## DESCRIPTION OF THE TASK
Quote, verbatim, all material below, without pictures.

## MATERIAL

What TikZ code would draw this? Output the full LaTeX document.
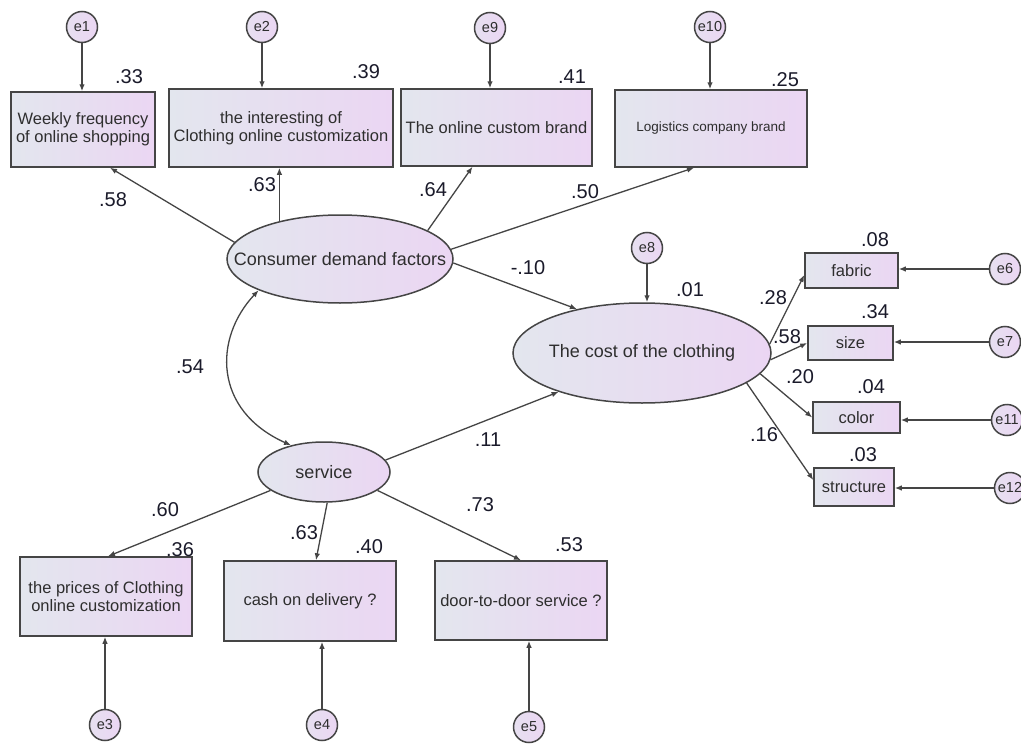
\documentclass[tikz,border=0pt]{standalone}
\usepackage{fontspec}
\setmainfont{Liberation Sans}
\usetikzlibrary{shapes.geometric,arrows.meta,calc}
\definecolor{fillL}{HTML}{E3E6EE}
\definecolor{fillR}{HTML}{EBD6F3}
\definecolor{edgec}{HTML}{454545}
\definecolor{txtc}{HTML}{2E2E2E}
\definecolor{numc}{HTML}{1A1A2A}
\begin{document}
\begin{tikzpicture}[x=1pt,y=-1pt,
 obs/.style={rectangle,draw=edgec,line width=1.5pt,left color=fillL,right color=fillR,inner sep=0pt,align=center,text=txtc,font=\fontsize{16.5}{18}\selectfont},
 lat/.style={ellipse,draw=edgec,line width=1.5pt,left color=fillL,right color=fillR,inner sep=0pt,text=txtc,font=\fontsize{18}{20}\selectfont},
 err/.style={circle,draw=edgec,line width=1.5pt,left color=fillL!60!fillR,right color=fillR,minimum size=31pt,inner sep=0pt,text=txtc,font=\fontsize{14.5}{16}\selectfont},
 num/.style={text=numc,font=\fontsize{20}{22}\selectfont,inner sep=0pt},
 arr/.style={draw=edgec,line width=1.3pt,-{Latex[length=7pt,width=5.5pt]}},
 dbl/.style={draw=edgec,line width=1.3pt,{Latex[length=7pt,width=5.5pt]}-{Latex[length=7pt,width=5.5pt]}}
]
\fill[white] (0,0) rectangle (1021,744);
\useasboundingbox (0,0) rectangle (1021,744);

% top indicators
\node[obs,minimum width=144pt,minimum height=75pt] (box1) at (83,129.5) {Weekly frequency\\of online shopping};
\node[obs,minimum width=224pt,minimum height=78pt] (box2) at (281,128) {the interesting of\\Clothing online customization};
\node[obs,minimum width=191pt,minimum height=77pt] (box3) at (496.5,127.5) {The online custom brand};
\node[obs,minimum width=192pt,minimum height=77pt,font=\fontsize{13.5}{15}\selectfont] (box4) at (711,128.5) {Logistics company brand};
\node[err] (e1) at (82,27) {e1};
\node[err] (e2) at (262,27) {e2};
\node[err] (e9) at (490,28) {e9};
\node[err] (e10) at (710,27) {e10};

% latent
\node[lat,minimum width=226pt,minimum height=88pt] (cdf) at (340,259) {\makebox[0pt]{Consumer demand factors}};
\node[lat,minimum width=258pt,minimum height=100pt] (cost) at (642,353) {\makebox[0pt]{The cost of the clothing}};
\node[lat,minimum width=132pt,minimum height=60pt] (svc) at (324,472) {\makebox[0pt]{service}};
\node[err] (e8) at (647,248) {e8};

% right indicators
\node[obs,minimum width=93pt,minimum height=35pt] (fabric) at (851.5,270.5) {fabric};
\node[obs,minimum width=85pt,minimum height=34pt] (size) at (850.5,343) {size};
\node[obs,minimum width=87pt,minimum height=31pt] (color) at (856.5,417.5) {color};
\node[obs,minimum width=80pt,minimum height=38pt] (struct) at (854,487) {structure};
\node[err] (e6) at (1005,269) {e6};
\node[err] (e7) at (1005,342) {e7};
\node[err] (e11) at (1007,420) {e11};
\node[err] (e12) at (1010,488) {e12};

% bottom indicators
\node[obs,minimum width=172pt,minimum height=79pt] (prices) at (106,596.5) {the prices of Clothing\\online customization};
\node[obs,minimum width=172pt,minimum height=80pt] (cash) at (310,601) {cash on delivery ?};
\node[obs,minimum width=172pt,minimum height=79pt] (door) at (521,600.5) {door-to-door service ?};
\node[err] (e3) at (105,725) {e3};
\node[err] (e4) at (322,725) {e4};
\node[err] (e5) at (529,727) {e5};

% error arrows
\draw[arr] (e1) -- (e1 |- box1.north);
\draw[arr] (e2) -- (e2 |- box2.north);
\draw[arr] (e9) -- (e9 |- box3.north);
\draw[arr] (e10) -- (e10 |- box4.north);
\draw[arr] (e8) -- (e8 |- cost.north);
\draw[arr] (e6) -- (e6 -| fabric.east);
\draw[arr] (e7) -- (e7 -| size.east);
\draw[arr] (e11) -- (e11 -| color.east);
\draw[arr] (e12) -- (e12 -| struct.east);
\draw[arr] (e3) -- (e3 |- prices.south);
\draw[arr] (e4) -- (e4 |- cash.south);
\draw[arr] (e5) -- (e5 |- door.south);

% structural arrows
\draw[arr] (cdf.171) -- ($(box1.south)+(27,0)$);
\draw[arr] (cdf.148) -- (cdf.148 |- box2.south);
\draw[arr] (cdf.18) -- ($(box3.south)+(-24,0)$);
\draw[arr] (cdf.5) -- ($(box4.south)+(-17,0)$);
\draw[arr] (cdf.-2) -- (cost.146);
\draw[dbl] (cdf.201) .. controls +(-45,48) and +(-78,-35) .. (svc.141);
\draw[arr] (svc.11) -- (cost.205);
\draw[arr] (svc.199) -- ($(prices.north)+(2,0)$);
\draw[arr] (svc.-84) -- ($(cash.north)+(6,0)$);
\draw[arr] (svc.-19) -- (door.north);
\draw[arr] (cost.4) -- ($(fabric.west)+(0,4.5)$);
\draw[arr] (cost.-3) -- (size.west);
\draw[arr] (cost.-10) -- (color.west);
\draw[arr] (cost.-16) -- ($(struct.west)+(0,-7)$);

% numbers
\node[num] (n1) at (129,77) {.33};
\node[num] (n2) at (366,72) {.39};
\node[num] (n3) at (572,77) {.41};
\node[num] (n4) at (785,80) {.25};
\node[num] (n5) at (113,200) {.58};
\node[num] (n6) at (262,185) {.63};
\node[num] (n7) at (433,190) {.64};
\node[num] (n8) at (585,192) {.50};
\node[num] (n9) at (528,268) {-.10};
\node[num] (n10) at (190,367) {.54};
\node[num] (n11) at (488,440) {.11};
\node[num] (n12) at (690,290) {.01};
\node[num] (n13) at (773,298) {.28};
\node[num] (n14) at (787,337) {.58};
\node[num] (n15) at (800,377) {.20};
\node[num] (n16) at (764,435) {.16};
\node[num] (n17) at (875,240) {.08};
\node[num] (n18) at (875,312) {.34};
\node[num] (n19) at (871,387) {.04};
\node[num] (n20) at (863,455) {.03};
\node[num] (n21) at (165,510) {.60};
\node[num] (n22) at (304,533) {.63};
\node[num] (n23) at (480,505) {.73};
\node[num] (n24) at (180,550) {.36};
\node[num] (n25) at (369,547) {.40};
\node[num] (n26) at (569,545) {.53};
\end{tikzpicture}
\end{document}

## EXERCISE RESULT
What TikZ code would draw this? Output the full LaTeX document.
\documentclass[tikz,border=0pt]{standalone}
\usepackage{fontspec}
\setmainfont{Liberation Sans}
\usetikzlibrary{shapes.geometric,arrows.meta,calc}
\definecolor{fillL}{HTML}{E3E6EE}
\definecolor{fillR}{HTML}{EBD6F3}
\definecolor{edgec}{HTML}{454545}
\definecolor{txtc}{HTML}{2E2E2E}
\definecolor{numc}{HTML}{1A1A2A}
\begin{document}
\begin{tikzpicture}[x=1pt,y=-1pt,
 obs/.style={rectangle,draw=edgec,line width=1.5pt,left color=fillL,right color=fillR,inner sep=0pt,align=center,text=txtc,font=\fontsize{16.5}{18}\selectfont},
 lat/.style={ellipse,draw=edgec,line width=1.5pt,left color=fillL,right color=fillR,inner sep=0pt,text=txtc,font=\fontsize{18}{20}\selectfont},
 err/.style={circle,draw=edgec,line width=1.5pt,left color=fillL!60!fillR,right color=fillR,minimum size=31pt,inner sep=0pt,text=txtc,font=\fontsize{14.5}{16}\selectfont},
 num/.style={text=numc,font=\fontsize{20}{22}\selectfont,inner sep=0pt},
 arr/.style={draw=edgec,line width=1.3pt,-{Latex[length=7pt,width=5.5pt]}},
 dbl/.style={draw=edgec,line width=1.3pt,{Latex[length=7pt,width=5.5pt]}-{Latex[length=7pt,width=5.5pt]}}
]
\fill[white] (0,0) rectangle (1021,744);
\useasboundingbox (0,0) rectangle (1021,744);

% top indicators
\node[obs,minimum width=144pt,minimum height=75pt] (box1) at (83,129.5) {Weekly frequency\\of online shopping};
\node[obs,minimum width=224pt,minimum height=78pt] (box2) at (281,128) {the interesting of\\Clothing online customization};
\node[obs,minimum width=191pt,minimum height=77pt] (box3) at (496.5,127.5) {The online custom brand};
\node[obs,minimum width=192pt,minimum height=77pt,font=\fontsize{13.5}{15}\selectfont] (box4) at (711,128.5) {Logistics company brand};
\node[err] (e1) at (82,27) {e1};
\node[err] (e2) at (262,27) {e2};
\node[err] (e9) at (490,28) {e9};
\node[err] (e10) at (710,27) {e10};

% latent
\node[lat,minimum width=226pt,minimum height=88pt] (cdf) at (340,259) {\makebox[0pt]{Consumer demand factors}};
\node[lat,minimum width=258pt,minimum height=100pt] (cost) at (642,353) {\makebox[0pt]{The cost of the clothing}};
\node[lat,minimum width=132pt,minimum height=60pt] (svc) at (324,472) {\makebox[0pt]{service}};
\node[err] (e8) at (647,248) {e8};

% right indicators
\node[obs,minimum width=93pt,minimum height=35pt] (fabric) at (851.5,270.5) {fabric};
\node[obs,minimum width=85pt,minimum height=34pt] (size) at (850.5,343) {size};
\node[obs,minimum width=87pt,minimum height=31pt] (color) at (856.5,417.5) {color};
\node[obs,minimum width=80pt,minimum height=38pt] (struct) at (854,487) {structure};
\node[err] (e6) at (1005,269) {e6};
\node[err] (e7) at (1005,342) {e7};
\node[err] (e11) at (1007,420) {e11};
\node[err] (e12) at (1010,488) {e12};

% bottom indicators
\node[obs,minimum width=172pt,minimum height=79pt] (prices) at (106,596.5) {the prices of Clothing\\online customization};
\node[obs,minimum width=172pt,minimum height=80pt] (cash) at (310,601) {cash on delivery ?};
\node[obs,minimum width=172pt,minimum height=79pt] (door) at (521,600.5) {door-to-door service ?};
\node[err] (e3) at (105,725) {e3};
\node[err] (e4) at (322,725) {e4};
\node[err] (e5) at (529,727) {e5};

% error arrows
\draw[arr] (e1) -- (e1 |- box1.north);
\draw[arr] (e2) -- (e2 |- box2.north);
\draw[arr] (e9) -- (e9 |- box3.north);
\draw[arr] (e10) -- (e10 |- box4.north);
\draw[arr] (e8) -- (e8 |- cost.north);
\draw[arr] (e6) -- (e6 -| fabric.east);
\draw[arr] (e7) -- (e7 -| size.east);
\draw[arr] (e11) -- (e11 -| color.east);
\draw[arr] (e12) -- (e12 -| struct.east);
\draw[arr] (e3) -- (e3 |- prices.south);
\draw[arr] (e4) -- (e4 |- cash.south);
\draw[arr] (e5) -- (e5 |- door.south);

% structural arrows
\draw[arr] (cdf.171) -- ($(box1.south)+(27,0)$);
\draw[arr] (cdf.148) -- (cdf.148 |- box2.south);
\draw[arr] (cdf.18) -- ($(box3.south)+(-24,0)$);
\draw[arr] (cdf.5) -- ($(box4.south)+(-17,0)$);
\draw[arr] (cdf.-2) -- (cost.146);
\draw[dbl] (cdf.201) .. controls +(-45,48) and +(-78,-35) .. (svc.141);
\draw[arr] (svc.11) -- (cost.205);
\draw[arr] (svc.199) -- ($(prices.north)+(2,0)$);
\draw[arr] (svc.-84) -- ($(cash.north)+(6,0)$);
\draw[arr] (svc.-19) -- (door.north);
\draw[arr] (cost.4) -- ($(fabric.west)+(0,4.5)$);
\draw[arr] (cost.-3) -- (size.west);
\draw[arr] (cost.-10) -- (color.west);
\draw[arr] (cost.-16) -- ($(struct.west)+(0,-7)$);

% numbers
\node[num] (n1) at (129,77) {.33};
\node[num] (n2) at (366,72) {.39};
\node[num] (n3) at (572,77) {.41};
\node[num] (n4) at (785,80) {.25};
\node[num] (n5) at (113,200) {.58};
\node[num] (n6) at (262,185) {.63};
\node[num] (n7) at (433,190) {.64};
\node[num] (n8) at (585,192) {.50};
\node[num] (n9) at (528,268) {-.10};
\node[num] (n10) at (190,367) {.54};
\node[num] (n11) at (488,440) {.11};
\node[num] (n12) at (690,290) {.01};
\node[num] (n13) at (773,298) {.28};
\node[num] (n14) at (787,337) {.58};
\node[num] (n15) at (800,377) {.20};
\node[num] (n16) at (764,435) {.16};
\node[num] (n17) at (875,240) {.08};
\node[num] (n18) at (875,312) {.34};
\node[num] (n19) at (871,387) {.04};
\node[num] (n20) at (863,455) {.03};
\node[num] (n21) at (165,510) {.60};
\node[num] (n22) at (304,533) {.63};
\node[num] (n23) at (480,505) {.73};
\node[num] (n24) at (180,550) {.36};
\node[num] (n25) at (369,547) {.40};
\node[num] (n26) at (569,545) {.53};
\end{tikzpicture}
\end{document}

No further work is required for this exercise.